Monday, January 17, 2022

Five cornerstones

I recently received another batch of emails from a correspondent who keeps encountering repetitions of the number 5 (55, 555, etc.). This made me think of the Five Pillars of Islam, one of which is praying five times a day. Looking this up led to the discovery that, despite the universal translation pillars, the literal meaning of the first word in the expression arkān al-Islām is "corners" or "cornerstones." Well, one can see why the translation has been fudged! A building can be supported by any number of pillars, but cornerstones by their very nature come in sets of four, not five. What kind of structure would have five cornerstones? A pentagonal one -- or a pyramid.

I decided the pyramid was the best way of conceptualizing the Five Cornerstones of Islam: four on the ground, with the fifth -- or, rather, the first, "There is no God but Allah, and Muhammad is his Prophet" -- at the apex. I wondered, though, if the Benben stone at the top of a pyramid could really properly be called a cornerstone.
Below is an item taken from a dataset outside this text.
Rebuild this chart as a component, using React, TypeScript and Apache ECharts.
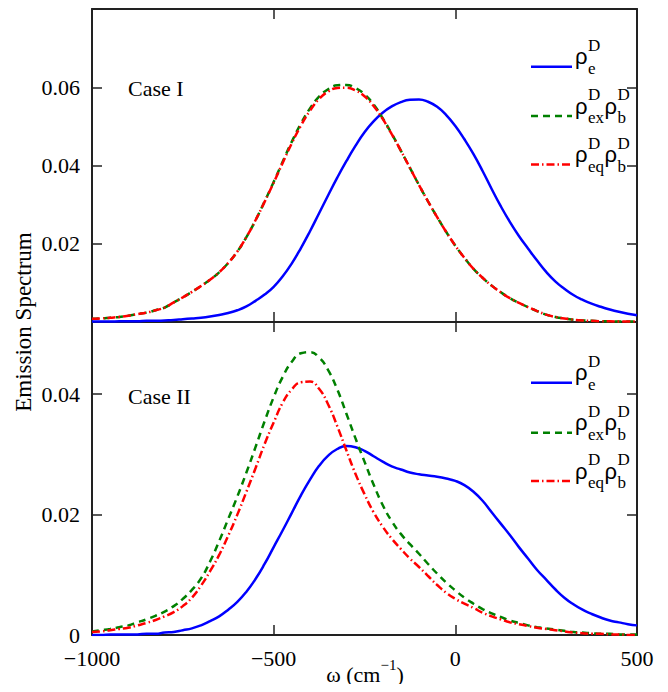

Since I've been on a Tarot kick recently (oh, there's a new post up about the Visconti-Sforza Emperor cards), I also of course noticed the coincidental similarity of arkān, "cornerstones," to the Tarot term arcana, "secrets, mysteries." I realized that the Tarot also has a five-fold structure, with the four Minor Arcana suits (derived from cards used by the Muslim Mamluks) corresponding to the four lower cornerstones of the pyramid, and the Major Arcana to to the capstone.

I have been slowly reading Fundamental Symbols, a collection of René Guénon essays translated into English. Just a day after looking up the Five Pillars of Islam and having the thoughts described above, I turned the page in this book and found that the next essay was called "The Cornerstone." Guénon takes the text "The stone which the builders rejected is become the head of the corner" (Ps. 118:22, Matt. 21:42, Mark 12:10, Luke 20:17, Acts 4:11, 1 Pet. 2:7) and notes how strange the usual interpretation of it is. If we take "cornerstone" in its usual sense, as one of the four stones placed at the corners of the foundation, then there is no one unique "head of the corner" corresponding to Christ. Furthermore, the foundational cornerstones are the very first stones laid in the construction process, so how could any of them first be rejected by the builders only later to be incorporated into the building after all? Guénon makes a very strong case that Christ is actually being compared to the keystone, placed at the apex ("corner") of a domed building. This is initially rejected by the builders because it is not square in shape and is thus not suitable for use in the rectilinear lower part of the building. This very shape which caused it to be rejected at first, though, makes it uniquely suitable for use as a capstone. The parallel to my own thoughts about the Shahada as the capstone of Islam is obvious.

As I read further in this essay (I still haven't finished it), I was amazed to find this additional parallel to my thoughts of the day before:

We find other interesting information in the meanings of the Arabic word rukn, 'angle' or 'corner'. This word, because it designates the extremities of a thing, that is, its most remote and hence most hidden parts (recondita and abscondita as one might say in Latin), sometimes takes a sense of 'secret' or of 'mystery'; and in this respect, its plural, arkān, is comparable to the Latin arcanum which likewise has this same sense, and which it strikingly resembles; moreover, in the language of the Hermeticists at least, the use of the term 'arcane' was certainly influenced by the Arabic word in question.

Do the five arkān of Islam, then, correspond to the arcana of the Tarot? Most of the mappings are surprisingly straightforward. I have already said that the Major Arcana correspond to the capstone and thus to the Shahada. Of the four suits of the Minor Arcana, Coins obviously maps to almsgiving, Cups to fasting, and Wands (the pilgrim's staff) to the hajj. That leaves Swords and prayer, which are not obviously related. However, I remembered that earlier in the Guénon book I have been reading, there was an essay on "The Sword of Islam," so I went back and skimmed that. Guénon mentions that the khatīb -- the person who delivers a sermon during Friday prayers -- traditionally holds a sword in his hands. "The sword of the khatīb," he writes, "symbolizes  above all the power of the word, as should be obvious to anyone."

1 comment:

Wm Jas Tychonievich said...

I’ve read the rest of the “Cornerstone” essay, and Guénon even explicitly mentions the “pyramidion” (Benben stone).